Last week, ICv2 ran an interview with Marvel SVP of Sales and Marketing David Gabriel (“Marvel’s David Gabriel On The 2016 Market Shift”) where Gabriel spoke about the feedback he received regarding the publisher's recent decline of sales while at the recent Marvel Retailer Conference. “What we heard was that people didn't want any more diversity. They didn't want female characters out there. That's what we heard, whether we believe that or not. I don't know that that's really true, but that's what we saw in sales.”
“We saw the sales of any character that was diverse, any character that was new, our female characters, anything that was not a core Marvel character, people were turning their nose up against. That was difficult for us because we had a lot of fresh, new, exciting ideas that we were trying to get out and nothing new really worked.”
As you might imagine there was a bit of a backlash, to put it mildly. The comments went viral and the story was picked up by web sites way beyond the Usual Suspects (Bleeding Cool, The Mary Sue, Jezebel, etc.) They ranged from the mainstream to the niche, foreign and domestic; Slate, Entertainment Weekly, RT, The Huffington Post, The Independent, The Guardian, Radio Times, NME and Breitbart News. And predictably the key word in most of the headlines was “blame.”

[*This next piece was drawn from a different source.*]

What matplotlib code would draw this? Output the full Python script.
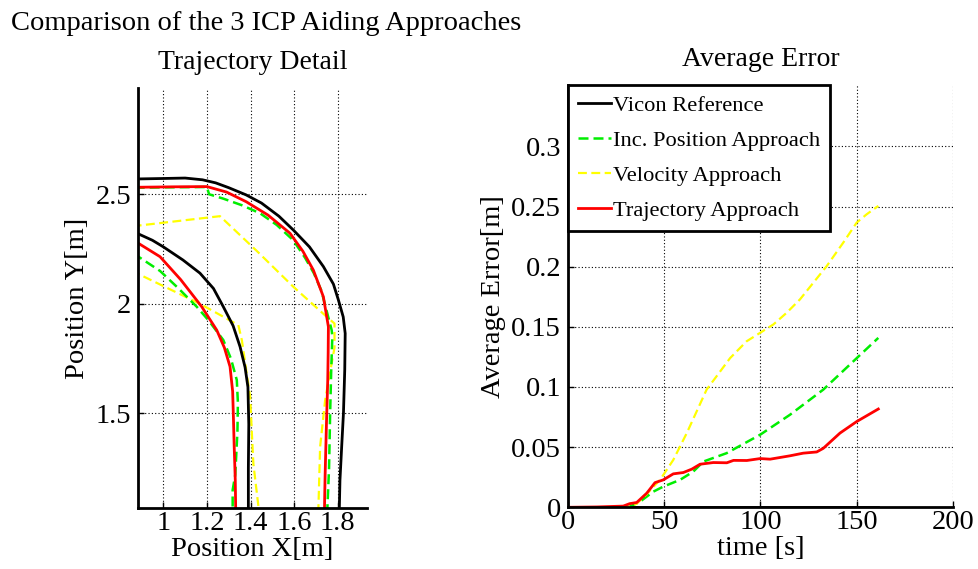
import matplotlib
matplotlib.use("Agg")
import matplotlib.pyplot as plt

plt.rcParams['font.family'] = ['Liberation Serif', 'DejaVu Serif']
plt.rcParams['mathtext.fontset'] = 'stix'

# --- trajectory detail (x, y in metres) ---
vicon_out_x = [0.80, 0.886, 1.00, 1.10, 1.18, 1.24, 1.30, 1.38, 1.45, 1.53, 1.596, 1.67, 1.734, 1.78, 1.803, 1.825, 1.834, 1.832, 1.826, 1.818, 1.81, 1.807]
vicon_out_y = [2.57, 2.57, 2.572, 2.574, 2.566, 2.552, 2.53, 2.497, 2.46, 2.40, 2.337, 2.26, 2.17, 2.09, 2.017, 1.94, 1.865, 1.70, 1.50, 1.35, 1.195, 1.06]
vicon_in_x = [0.80, 0.886, 0.95, 1.00, 1.09, 1.168, 1.23, 1.275, 1.32, 1.352, 1.375, 1.388, 1.392, 1.39, 1.39]
vicon_in_y = [2.36, 2.319, 2.29, 2.26, 2.20, 2.14, 2.07, 1.987, 1.90, 1.804, 1.71, 1.62, 1.45, 1.25, 1.06]

traj_out_x = [0.80, 0.886, 1.05, 1.20, 1.29, 1.38, 1.48, 1.581, 1.64, 1.688, 1.734, 1.757, 1.756, 1.754, 1.748, 1.742, 1.74, 1.739]
traj_out_y = [2.532, 2.532, 2.534, 2.535, 2.51, 2.466, 2.405, 2.322, 2.24, 2.154, 2.032, 1.895, 1.78, 1.652, 1.45, 1.22, 1.12, 1.06]
traj_in_x = [0.80, 0.886, 0.985, 1.08, 1.176, 1.245, 1.28, 1.306, 1.318, 1.321, 1.325, 1.33, 1.332]
traj_in_y = [2.32, 2.276, 2.215, 2.11, 1.987, 1.88, 1.80, 1.713, 1.60, 1.50, 1.35, 1.195, 1.06]

incpos_out_x = [0.80, 0.886, 1.05, 1.20, 1.21, 1.275, 1.36, 1.444, 1.52, 1.596, 1.65, 1.69, 1.725, 1.73, 1.772, 1.775, 1.77, 1.765, 1.762, 1.76, 1.752]
incpos_out_y = [2.53, 2.53, 2.532, 2.533, 2.50, 2.48, 2.45, 2.413, 2.36, 2.29, 2.21, 2.14, 2.06, 2.04, 1.88, 1.85, 1.70, 1.50, 1.35, 1.25, 1.06]
incpos_in_x = [0.80, 0.886, 0.985, 1.07, 1.153, 1.206, 1.275, 1.31, 1.337, 1.342, 1.34, 1.33, 1.318, 1.318]
incpos_in_y = [2.26, 2.215, 2.15, 2.07, 1.987, 1.926, 1.835, 1.75, 1.652, 1.55, 1.42, 1.22, 1.15, 1.06]

vel_out_x = [0.80, 0.886, 1.26, 1.43, 1.596, 1.75, 1.785, 1.785, 1.765, 1.742, 1.719, 1.711]
vel_out_y = [2.34, 2.357, 2.40, 2.24, 2.078, 1.94, 1.91, 1.80, 1.69, 1.56, 1.347, 1.06]
vel_in_x = [0.80, 0.886, 1.168, 1.344, 1.36, 1.398, 1.413, 1.438]
vel_in_y = [2.18, 2.136, 2.0, 1.903, 1.835, 1.576, 1.27, 1.06]

# --- average error over time ---
t_ref = [0, 161]
err_ref = [0, 0]
t_inc = [0, 20, 30, 32, 37.4, 44.3, 49.5, 58.2, 65.1, 70.3, 82.4, 99.8, 115.3, 132.6, 150, 161.2]
err_inc = [0, 0, 0, 0.0005, 0.0047, 0.013, 0.0172, 0.0228, 0.0297, 0.038, 0.045, 0.0603, 0.0769, 0.0978, 0.124, 0.1408]
t_vel = [0, 20, 32, 35.7, 40.9, 47.8, 54.7, 61.7, 72, 84.2, 92.8, 99.8, 106.7, 113.6, 120.5, 134.4, 143, 150, 155.2, 161.2]
err_vel = [0, 0, 0.0005, 0.003, 0.011, 0.0228, 0.0394, 0.0617, 0.0978, 0.124, 0.138, 0.145, 0.152, 0.1617, 0.1728, 0.2005, 0.22, 0.2367, 0.2436, 0.2505]
t_traj = [0, 15, 28.7, 32, 35.7, 40.9, 45.2, 49.5, 54.7, 59.9, 64.3, 68.6, 75.5, 82.5, 86, 92.9, 99.8, 105, 115.3, 122.2, 129.2, 132.6, 141.3, 150, 161.2]
err_traj = [0, 0.0003, 0.001, 0.003, 0.004, 0.0117, 0.0205, 0.0228, 0.0278, 0.0289, 0.0317, 0.0358, 0.0372, 0.037, 0.039, 0.0389, 0.0405, 0.040, 0.0428, 0.045, 0.046, 0.049, 0.0617, 0.0713, 0.0817]

labels = ['Vicon Reference', 'Inc. Position Approach', 'Velocity Approach', 'Trajectory Approach']

W, H = 979, 569
fig = plt.figure(figsize=(W / 100, H / 100), dpi=100)

green = '#00ee00'
yellow = '#ffff00'
red = '#ff0000'
dash = (4, 2)


def style(ax):
    for s in ('top', 'right'):
        ax.spines[s].set_visible(False)
    for s in ('left', 'bottom'):
        ax.spines[s].set_linewidth(2)
    ax.tick_params(direction='in', length=4, width=1, labelsize=20.5)
    ax.tick_params(axis='x', pad=2)
    ax.tick_params(axis='y', pad=5)
    ax.grid(True, color='black', linestyle=(0, (1, 2)), linewidth=0.8)
    ax.set_axisbelow(True)


ax1 = fig.add_axes([138 / W, (H - 508) / H, (367 - 138) / W, (508 - 88) / H])
ax1.plot(vel_out_x, vel_out_y, color=yellow, lw=1.6, dashes=dash)
ax1.plot(vel_in_x, vel_in_y, color=yellow, lw=1.6, dashes=dash)
ax1.plot(incpos_out_x, incpos_out_y, color=green, lw=1.8, dashes=dash)
ax1.plot(incpos_in_x, incpos_in_y, color=green, lw=1.8, dashes=dash)
ax1.plot(vicon_out_x, vicon_out_y, color='black', lw=2)
ax1.plot(vicon_in_x, vicon_in_y, color='black', lw=2)
ax1.plot(traj_out_x, traj_out_y, color=red, lw=2)
ax1.plot(traj_in_x, traj_in_y, color=red, lw=2)
ax1.set_xlim(0.884, 1.934)
ax1.set_ylim(1.068, 2.985)
ax1.set_xticks([1, 1.2, 1.4, 1.6, 1.8])
ax1.set_xticklabels(['1', '1.2', '1.4', '1.6', '1.8'])
ax1.set_yticks([1.5, 2, 2.5])
ax1.set_yticklabels(['1.5', '2', '2.5'])
style(ax1)
ax1.set_xlabel('Position X[m]', fontsize=20.5, labelpad=1)
ax1.set_ylabel('Position Y[m]', fontsize=20.5, labelpad=4)
ax1.set_title('Trajectory Detail', fontsize=20, pad=14)

ax2 = fig.add_axes([568 / W, (H - 507.3) / H, (953 - 568) / W, (507.3 - 85) / H])
l0, = ax2.plot(t_ref, err_ref, color='black', lw=2)
l1, = ax2.plot(t_inc, err_inc, color=green, lw=1.8, dashes=dash)
l2, = ax2.plot(t_vel, err_vel, color=yellow, lw=1.6, dashes=dash)
l3, = ax2.plot(t_traj, err_traj, color=red, lw=2)
ax2.set_xlim(0, 200)
ax2.set_ylim(0, 0.351)
ax2.set_xticks([0, 50, 100, 150, 200])
ax2.set_yticks([0, 0.05, 0.1, 0.15, 0.2, 0.25, 0.3])
ax2.set_yticklabels(['0', '0.05', '0.1', '0.15', '0.2', '0.25', '0.3'])
style(ax2)
ax2.set_xlabel('time [s]', fontsize=20.5, labelpad=1)
ax2.set_ylabel('Average Error[m]', fontsize=20.5, labelpad=4)
ax2.set_title('Average Error', fontsize=20, pad=14)

leg = ax2.legend([l0, l1, l2, l3], labels, loc='upper left', bbox_to_anchor=(0, 1),
                 borderaxespad=0, fontsize=16.2, handlelength=1.45, handletextpad=0.1,
                 labelspacing=0.64, borderpad=0.45, fancybox=False, framealpha=1,
                 edgecolor='black')
leg.get_frame().set_linewidth(2)

fig.text(11 / W, 1 - 24 / H, 'Comparison of the 3 ICP Aiding Approaches',
         fontsize=20.5, ha='left', va='center')

fig.savefig('out.png', dpi=100)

Sometimes it came in the context of The Guardian’s “Is diversity to Blame for Marvel’s sales slump - or just a lack of imagination?”, but more often it was variations of io9’s “Marvel VP of Sales Blames Women and Diversity for Sales Slump” or Fusion’s “Black Panther and Ms. Marvel Nominated for Hugo Awards Days After Marvel VP Blamed Them for Sales Slump”.
After Gabriel clarified his earlier comments with this statement: "Discussed candidly by some of the retailers at the summit, we heard that some were not happy with the false abandonment of the core Marvel heroes and, contrary to what some said about characters ‘not working,’ the sticking factor and popularity for a majority of these new titles and characters like Squirrel Girl, Ms. Marvel, The Mighty Thor, Spider-Gwen, Miles Morales, and Moon Girl, continue to prove that our fans and retailers ARE excited about these new heroes. And let me be clear, our new heroes are not going anywhere! We are proud and excited to keep introducing unique characters that reflect new voices and new experiences into the Marvel Universe and pair them with our iconic heroes.”
Variety characterized it as “Marvel Exec Backpedals After Suggesting Diversity to Blame for Comic Book Sales Slump.” Which really isn’t fair, because as the piece on Vox put it in one of their subheadings, “The context of Gabriel’s interview is really, really important” because David Gabriel was not blaming diversity, he was only repeating what retailers, at least some of the retailers, at the conference were saying.
As to why, they said that, well, I’d have to ask them. But I did note, with interest, the phrase Gabriel used was retailers “didn't want any more diversity,” as in they didn’t want any further diversity. Which I’d like to believe suggests they weren’t expressing hostility towards the idea of diversity as much as they wanted the return of the classic characters, which they associate with higher sales. Though I would tell them, as the Fusion piece pointed out “While it’s true that Marvel’s sales have been steadily declining for some time now, the drop has been seen across its entire portfolio, not just with titles starring leads who aren’t straight, white men.”
I don’t believe as Vox does that Gabriel’s comments were a “gaffe,” but it definitely was a “public relations nightmare” for Gabriel and Marvel, and especially for the Walt Disney Company, which has been named one of the Top 50 Companies for Diversity by Diversity Inc (a company whose “mission is to bring education and clarity to the business benefits of diversity.”) Bleeding Cool, which has been feasting on this story for over a week now, seems absolutely convinced we’ll see Marvel reverse course and put the focus squarely back on their traditional heroes.
*Ms. Marvel already made an appearance on Disney XD’s Avengers: Ultron Revolution. If you’re wondering how they handled the fact she’s a first-generation Pakistani-American Muslim... It didn’t come up. Not because it was somehow deemed too “sensitive” for a children’s animated series, but because none of the characters’ religions and ethnicities are ever brought up. The Disney XD version of The Black Widow might as well come from Kansas.
The opinions expressed in this column are solely those of the writer, and do not necessarily reflect the views of the editorial staff of ICv2.com.